[Exercise details]: Every entry below should be printed exactly, without its images.

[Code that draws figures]

====

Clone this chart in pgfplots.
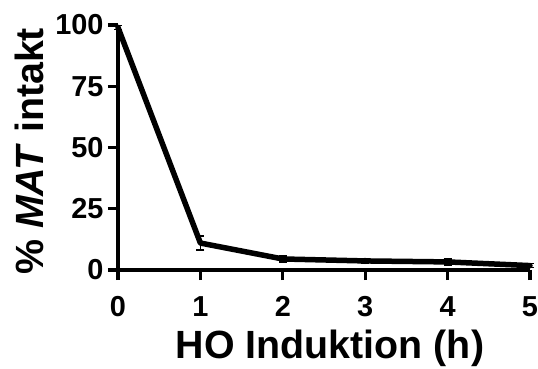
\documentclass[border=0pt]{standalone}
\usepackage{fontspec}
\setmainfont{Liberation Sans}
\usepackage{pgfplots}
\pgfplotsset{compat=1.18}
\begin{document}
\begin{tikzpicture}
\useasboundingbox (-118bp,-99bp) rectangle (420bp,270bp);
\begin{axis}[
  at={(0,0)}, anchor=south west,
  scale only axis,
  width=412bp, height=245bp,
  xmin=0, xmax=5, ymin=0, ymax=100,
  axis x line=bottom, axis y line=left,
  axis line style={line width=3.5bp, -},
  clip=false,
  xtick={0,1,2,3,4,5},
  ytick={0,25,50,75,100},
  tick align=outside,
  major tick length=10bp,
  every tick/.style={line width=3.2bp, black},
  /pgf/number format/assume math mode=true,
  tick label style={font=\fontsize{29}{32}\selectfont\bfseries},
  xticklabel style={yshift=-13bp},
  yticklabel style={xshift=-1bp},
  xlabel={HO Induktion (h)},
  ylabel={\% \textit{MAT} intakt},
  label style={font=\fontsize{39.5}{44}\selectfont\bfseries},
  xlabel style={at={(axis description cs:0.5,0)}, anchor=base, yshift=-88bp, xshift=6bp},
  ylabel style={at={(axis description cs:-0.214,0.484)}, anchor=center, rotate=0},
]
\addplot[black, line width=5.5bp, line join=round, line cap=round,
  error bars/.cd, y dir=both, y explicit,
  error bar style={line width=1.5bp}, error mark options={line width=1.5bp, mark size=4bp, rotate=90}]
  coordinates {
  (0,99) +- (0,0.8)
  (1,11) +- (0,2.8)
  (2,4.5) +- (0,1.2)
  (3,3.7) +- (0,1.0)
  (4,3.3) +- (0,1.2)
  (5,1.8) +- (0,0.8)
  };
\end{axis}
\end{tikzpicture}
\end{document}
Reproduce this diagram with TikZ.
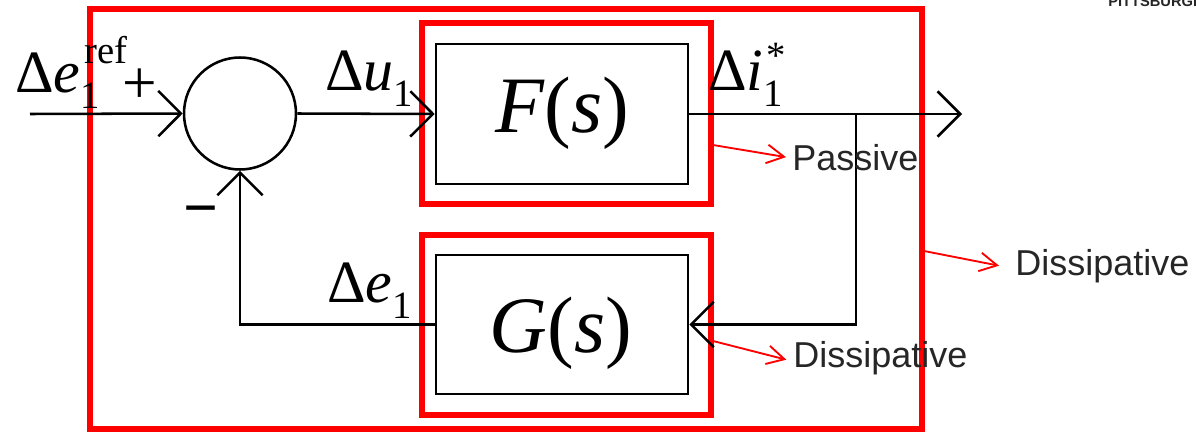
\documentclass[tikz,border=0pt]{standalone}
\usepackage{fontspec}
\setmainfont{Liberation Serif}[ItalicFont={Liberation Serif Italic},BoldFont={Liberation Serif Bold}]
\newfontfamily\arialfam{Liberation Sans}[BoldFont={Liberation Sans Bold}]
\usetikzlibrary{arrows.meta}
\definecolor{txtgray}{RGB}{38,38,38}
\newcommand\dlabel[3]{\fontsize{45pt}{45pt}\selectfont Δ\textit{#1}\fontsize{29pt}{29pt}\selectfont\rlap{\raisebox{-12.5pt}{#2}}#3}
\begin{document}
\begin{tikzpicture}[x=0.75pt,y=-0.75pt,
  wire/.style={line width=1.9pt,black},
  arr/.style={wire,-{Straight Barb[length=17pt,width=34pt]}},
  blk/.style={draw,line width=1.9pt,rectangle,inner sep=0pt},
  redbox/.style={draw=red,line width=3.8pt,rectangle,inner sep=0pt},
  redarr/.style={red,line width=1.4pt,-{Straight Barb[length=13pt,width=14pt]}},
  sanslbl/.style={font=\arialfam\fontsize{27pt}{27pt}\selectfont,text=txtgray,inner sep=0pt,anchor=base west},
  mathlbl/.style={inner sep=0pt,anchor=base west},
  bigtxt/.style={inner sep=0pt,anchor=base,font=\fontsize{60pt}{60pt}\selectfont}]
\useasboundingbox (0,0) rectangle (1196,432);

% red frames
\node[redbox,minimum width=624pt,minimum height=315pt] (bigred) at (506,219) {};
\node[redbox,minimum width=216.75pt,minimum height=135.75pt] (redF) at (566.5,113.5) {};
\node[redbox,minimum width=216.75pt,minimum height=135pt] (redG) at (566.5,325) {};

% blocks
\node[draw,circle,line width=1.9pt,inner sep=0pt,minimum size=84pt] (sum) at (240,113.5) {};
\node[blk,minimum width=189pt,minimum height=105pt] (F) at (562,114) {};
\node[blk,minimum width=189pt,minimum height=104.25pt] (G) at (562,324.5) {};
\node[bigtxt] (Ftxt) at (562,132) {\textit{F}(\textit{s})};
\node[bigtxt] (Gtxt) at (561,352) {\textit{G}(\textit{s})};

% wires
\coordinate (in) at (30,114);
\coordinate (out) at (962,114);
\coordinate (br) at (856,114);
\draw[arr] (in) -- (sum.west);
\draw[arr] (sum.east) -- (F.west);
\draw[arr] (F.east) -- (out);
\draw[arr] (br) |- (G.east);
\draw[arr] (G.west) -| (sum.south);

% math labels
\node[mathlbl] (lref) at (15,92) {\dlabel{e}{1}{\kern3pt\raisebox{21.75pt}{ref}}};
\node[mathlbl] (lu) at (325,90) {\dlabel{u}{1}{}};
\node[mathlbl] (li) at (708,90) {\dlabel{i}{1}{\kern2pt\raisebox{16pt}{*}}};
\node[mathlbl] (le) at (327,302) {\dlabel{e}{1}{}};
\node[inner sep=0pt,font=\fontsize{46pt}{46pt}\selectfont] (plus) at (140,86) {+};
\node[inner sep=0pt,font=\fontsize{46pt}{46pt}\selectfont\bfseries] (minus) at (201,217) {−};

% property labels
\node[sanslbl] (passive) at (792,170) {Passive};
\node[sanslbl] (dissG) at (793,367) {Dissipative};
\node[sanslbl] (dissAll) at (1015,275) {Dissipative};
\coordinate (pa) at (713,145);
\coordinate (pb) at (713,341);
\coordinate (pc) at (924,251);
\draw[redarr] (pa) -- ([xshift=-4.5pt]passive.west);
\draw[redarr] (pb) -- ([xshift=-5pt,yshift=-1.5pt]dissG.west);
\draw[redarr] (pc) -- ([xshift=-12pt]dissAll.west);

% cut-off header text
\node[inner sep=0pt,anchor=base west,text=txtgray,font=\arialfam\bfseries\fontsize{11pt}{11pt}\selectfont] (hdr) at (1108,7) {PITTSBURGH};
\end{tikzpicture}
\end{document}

====

[Completed task]:
Clone this chart in pgfplots.
\documentclass[border=0pt]{standalone}
\usepackage{fontspec}
\setmainfont{Liberation Sans}
\usepackage{pgfplots}
\pgfplotsset{compat=1.18}
\begin{document}
\begin{tikzpicture}
\useasboundingbox (-118bp,-99bp) rectangle (420bp,270bp);
\begin{axis}[
  at={(0,0)}, anchor=south west,
  scale only axis,
  width=412bp, height=245bp,
  xmin=0, xmax=5, ymin=0, ymax=100,
  axis x line=bottom, axis y line=left,
  axis line style={line width=3.5bp, -},
  clip=false,
  xtick={0,1,2,3,4,5},
  ytick={0,25,50,75,100},
  tick align=outside,
  major tick length=10bp,
  every tick/.style={line width=3.2bp, black},
  /pgf/number format/assume math mode=true,
  tick label style={font=\fontsize{29}{32}\selectfont\bfseries},
  xticklabel style={yshift=-13bp},
  yticklabel style={xshift=-1bp},
  xlabel={HO Induktion (h)},
  ylabel={\% \textit{MAT} intakt},
  label style={font=\fontsize{39.5}{44}\selectfont\bfseries},
  xlabel style={at={(axis description cs:0.5,0)}, anchor=base, yshift=-88bp, xshift=6bp},
  ylabel style={at={(axis description cs:-0.214,0.484)}, anchor=center, rotate=0},
]
\addplot[black, line width=5.5bp, line join=round, line cap=round,
  error bars/.cd, y dir=both, y explicit,
  error bar style={line width=1.5bp}, error mark options={line width=1.5bp, mark size=4bp, rotate=90}]
  coordinates {
  (0,99) +- (0,0.8)
  (1,11) +- (0,2.8)
  (2,4.5) +- (0,1.2)
  (3,3.7) +- (0,1.0)
  (4,3.3) +- (0,1.2)
  (5,1.8) +- (0,0.8)
  };
\end{axis}
\end{tikzpicture}
\end{document}
Reproduce this diagram with TikZ.
\documentclass[tikz,border=0pt]{standalone}
\usepackage{fontspec}
\setmainfont{Liberation Serif}[ItalicFont={Liberation Serif Italic},BoldFont={Liberation Serif Bold}]
\newfontfamily\arialfam{Liberation Sans}[BoldFont={Liberation Sans Bold}]
\usetikzlibrary{arrows.meta}
\definecolor{txtgray}{RGB}{38,38,38}
\newcommand\dlabel[3]{\fontsize{45pt}{45pt}\selectfont Δ\textit{#1}\fontsize{29pt}{29pt}\selectfont\rlap{\raisebox{-12.5pt}{#2}}#3}
\begin{document}
\begin{tikzpicture}[x=0.75pt,y=-0.75pt,
  wire/.style={line width=1.9pt,black},
  arr/.style={wire,-{Straight Barb[length=17pt,width=34pt]}},
  blk/.style={draw,line width=1.9pt,rectangle,inner sep=0pt},
  redbox/.style={draw=red,line width=3.8pt,rectangle,inner sep=0pt},
  redarr/.style={red,line width=1.4pt,-{Straight Barb[length=13pt,width=14pt]}},
  sanslbl/.style={font=\arialfam\fontsize{27pt}{27pt}\selectfont,text=txtgray,inner sep=0pt,anchor=base west},
  mathlbl/.style={inner sep=0pt,anchor=base west},
  bigtxt/.style={inner sep=0pt,anchor=base,font=\fontsize{60pt}{60pt}\selectfont}]
\useasboundingbox (0,0) rectangle (1196,432);

% red frames
\node[redbox,minimum width=624pt,minimum height=315pt] (bigred) at (506,219) {};
\node[redbox,minimum width=216.75pt,minimum height=135.75pt] (redF) at (566.5,113.5) {};
\node[redbox,minimum width=216.75pt,minimum height=135pt] (redG) at (566.5,325) {};

% blocks
\node[draw,circle,line width=1.9pt,inner sep=0pt,minimum size=84pt] (sum) at (240,113.5) {};
\node[blk,minimum width=189pt,minimum height=105pt] (F) at (562,114) {};
\node[blk,minimum width=189pt,minimum height=104.25pt] (G) at (562,324.5) {};
\node[bigtxt] (Ftxt) at (562,132) {\textit{F}(\textit{s})};
\node[bigtxt] (Gtxt) at (561,352) {\textit{G}(\textit{s})};

% wires
\coordinate (in) at (30,114);
\coordinate (out) at (962,114);
\coordinate (br) at (856,114);
\draw[arr] (in) -- (sum.west);
\draw[arr] (sum.east) -- (F.west);
\draw[arr] (F.east) -- (out);
\draw[arr] (br) |- (G.east);
\draw[arr] (G.west) -| (sum.south);

% math labels
\node[mathlbl] (lref) at (15,92) {\dlabel{e}{1}{\kern3pt\raisebox{21.75pt}{ref}}};
\node[mathlbl] (lu) at (325,90) {\dlabel{u}{1}{}};
\node[mathlbl] (li) at (708,90) {\dlabel{i}{1}{\kern2pt\raisebox{16pt}{*}}};
\node[mathlbl] (le) at (327,302) {\dlabel{e}{1}{}};
\node[inner sep=0pt,font=\fontsize{46pt}{46pt}\selectfont] (plus) at (140,86) {+};
\node[inner sep=0pt,font=\fontsize{46pt}{46pt}\selectfont\bfseries] (minus) at (201,217) {−};

% property labels
\node[sanslbl] (passive) at (792,170) {Passive};
\node[sanslbl] (dissG) at (793,367) {Dissipative};
\node[sanslbl] (dissAll) at (1015,275) {Dissipative};
\coordinate (pa) at (713,145);
\coordinate (pb) at (713,341);
\coordinate (pc) at (924,251);
\draw[redarr] (pa) -- ([xshift=-4.5pt]passive.west);
\draw[redarr] (pb) -- ([xshift=-5pt,yshift=-1.5pt]dissG.west);
\draw[redarr] (pc) -- ([xshift=-12pt]dissAll.west);

% cut-off header text
\node[inner sep=0pt,anchor=base west,text=txtgray,font=\arialfam\bfseries\fontsize{11pt}{11pt}\selectfont] (hdr) at (1108,7) {PITTSBURGH};
\end{tikzpicture}
\end{document}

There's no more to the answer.